Prepare the migration tool
You can use the Apache Hadoop distributed copy (DistCp) tool to migrate full data or incremental data from a self-managed Hadoop cluster to LindormDFS. For more information about DistCp, see DistCp Guide.

Migrate data from a Hadoop cluster

If the ECS instance on which the self-managed Hadoop cluster is deployed and LindormDFS are in the same virtual private cloud (VPC), you can migrate data to LindormDFS over the VPC. Run the following command to migrate data:

hadoop distcp  -m 1000 -bandwidth 30 hdfs://oldcluster:8020/user/hive/warehouse  hdfs://${Instance ID}/user/hive/warehouse

In the preceding command, oldcluster specifies the IP address or the domain name of a NameNode in the self-managed Hadoop cluster. ${Instance ID} specifies the Lindorm instance ID. Replace ${Instance ID} with your Lindorm instance ID.

FAQ

The overall amount of time used for migration depends on the size of the data in the self-managed Hadoop cluster and the transmission speed between the self-managed Hadoop cluster and LindormDFS. If you need to migrate a large amount of data, we recommend that you migrate a few directories to estimate the amount of time that is required to migrate the full data.
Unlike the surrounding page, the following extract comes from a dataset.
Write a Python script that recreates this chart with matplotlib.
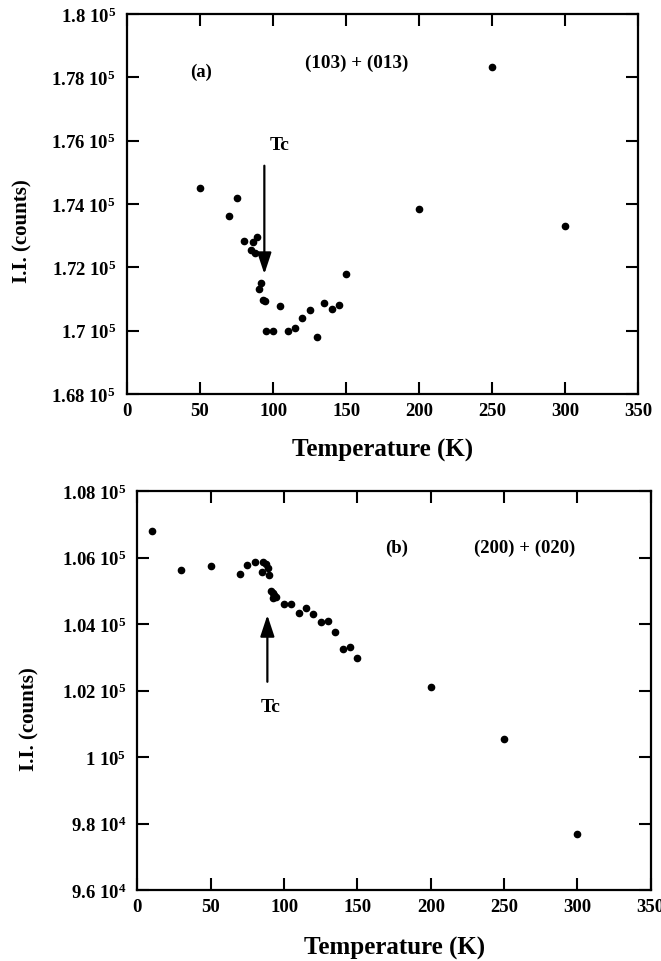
import matplotlib
matplotlib.use("Agg")
import matplotlib.pyplot as plt

plt.rcParams['font.family'] = ['Liberation Serif', 'DejaVu Serif']
plt.rcParams['font.weight'] = 'bold'
plt.rcParams['mathtext.fontset'] = 'custom'
plt.rcParams['mathtext.rm'] = 'Liberation Serif:bold'
plt.rcParams['mathtext.it'] = 'Liberation Serif:bold:italic'
plt.rcParams['mathtext.bf'] = 'Liberation Serif:bold'

# ---------------- data ----------------
# (a) (103) + (013)
a_temp = [50, 75, 70, 80, 86, 89, 85, 87.6, 91.7, 90.1, 93, 94.2, 105, 95, 100,
          110, 115, 120, 125, 130, 135, 140, 145, 150, 200, 250, 300]
a_ii = [174495, 174189, 173632, 172832, 172789, 172958, 172547, 172463, 171495,
        171305, 170968, 170937, 170789, 169995, 169995, 169995, 170074, 170410,
        170653, 169800, 170874, 170674, 170800, 171779, 173830, 178340, 173305]

# (b) (200) + (020)
b_temp = [10, 30, 50, 70, 75, 80, 85, 85.7, 87.5, 89.1, 90, 90.9, 92.3, 93.2,
          92.3, 94.5, 100, 105, 110, 115, 120, 125, 130, 135, 140, 145, 150,
          200, 250, 300]
b_ii = [106820, 105640, 105760, 105510, 105770, 105860, 105560, 105870, 105820,
        105700, 105470, 105000, 104950, 104870, 104790, 104830, 104610, 104610,
        104330, 104480, 104320, 104080, 104100, 103760, 103240, 103320, 102970,
        102118, 100544, 97685]

x_ticks = [0, 50, 100, 150, 200, 250, 300, 350]
a_yticks = [168000, 170000, 172000, 174000, 176000, 178000, 180000]
a_ylabels = [r"1.68 10$^5$", r"1.7 10$^5$", r"1.72 10$^5$", r"1.74 10$^5$",
             r"1.76 10$^5$", r"1.78 10$^5$", r"1.8 10$^5$"]
b_yticks = [96000, 98000, 100000, 102000, 104000, 106000, 108000]
b_ylabels = [r"9.6 10$^4$", r"9.8 10$^4$", r"1 10$^5$", r"1.02 10$^5$",
             r"1.04 10$^5$", r"1.06 10$^5$", r"1.08 10$^5$"]

# annotation positions (data coords)
a_arrow_x, a_arrow_tail, a_arrow_tip = 94, 175209, 171789
a_tc_pos = (104.7, 175894)
a_lab_pos = (50.6, 178199)
a_refl_pos = (157.4, 178483)
b_arrow_x, b_arrow_tail, b_arrow_tip = 88.6, 102268, 104276
b_tc_pos = (91.1, 101528)
b_lab_pos = (176.4, 106313)
b_refl_pos = (263.9, 106313)

# ---------------- figure ----------------
fig = plt.figure(figsize=(6.61, 9.62), dpi=100)
ax1 = fig.add_axes([0.1921, 0.5894, 0.7738, 0.3950])
ax2 = fig.add_axes([0.2079, 0.0738, 0.7766, 0.4144])

arrow_style = dict(arrowstyle='-|>,head_length=1.3,head_width=0.43',
                   mutation_scale=10, lw=1.6, color='black',
                   shrinkA=0, shrinkB=0)


def style(ax, yticks, ylabels, ylim):
    ax.set_xlim(0, 350)
    ax.set_ylim(*ylim)
    ax.set_xticks(x_ticks)
    ax.set_xticklabels([str(t) for t in x_ticks])
    ax.set_yticks(yticks)
    ax.set_yticklabels(ylabels)
    for s in ax.spines.values():
        s.set_linewidth(1.6)
    ax.tick_params(axis='both', which='major', direction='in', length=8.5,
                   width=1.5, top=True, right=True, labelsize=13.5)
    ax.tick_params(axis='x', pad=6)
    ax.tick_params(axis='y', pad=8)
    for lab in ax.get_xticklabels() + ax.get_yticklabels():
        lab.set_fontweight('bold')
    ax.set_xlabel("Temperature (K)", fontsize=18, fontweight='bold')
    ax.set_ylabel("I.I. (counts)", fontsize=15, fontweight='bold')


style(ax1, a_yticks, a_ylabels, (168000, 180000))
ax1.plot(a_temp, a_ii, 'o', color='black', ms=4.5, mec='black')
ax1.annotate('', xy=(a_arrow_x, a_arrow_tip), xytext=(a_arrow_x, a_arrow_tail),
             arrowprops=arrow_style)
ax1.text(*a_tc_pos, "Tc", ha='center', va='center', fontsize=14, fontweight='bold')
ax1.text(*a_lab_pos, "(a)", ha='center', va='center', fontsize=13.5, fontweight='bold')
ax1.text(*a_refl_pos, "(103) + (013)", ha='center', va='center', fontsize=13.8,
         fontweight='bold')
ax1.yaxis.set_label_coords(-0.184, 0.43)
ax1.xaxis.set_label_coords(0.5, -0.115)

style(ax2, b_yticks, b_ylabels, (96000, 108000))
ax2.plot(b_temp, b_ii, 'o', color='black', ms=4.5, mec='black')
ax2.annotate('', xy=(b_arrow_x, b_arrow_tip), xytext=(b_arrow_x, b_arrow_tail),
             arrowprops=arrow_style)
ax2.text(*b_tc_pos, "Tc", ha='center', va='center', fontsize=14, fontweight='bold')
ax2.text(*b_lab_pos, "(b)", ha='center', va='center', fontsize=13.5, fontweight='bold')
ax2.text(*b_refl_pos, "(200) + (020)", ha='center', va='center', fontsize=13.5,
         fontweight='bold')
ax2.yaxis.set_label_coords(-0.19, 0.43)
ax2.xaxis.set_label_coords(0.5, -0.115)

fig.savefig("out.png", dpi=100)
If you can migrate data only within specified time periods, you can split the entire directory into small directories and migrate them in sequence.
Make sure that your clients do not write data when you migrate full data. During this period, you can enable your clients to write data to both the self-managed Hadoop cluster and LindormDFS for data processing. You can also modify your client configuration to write data only to LindormDFS.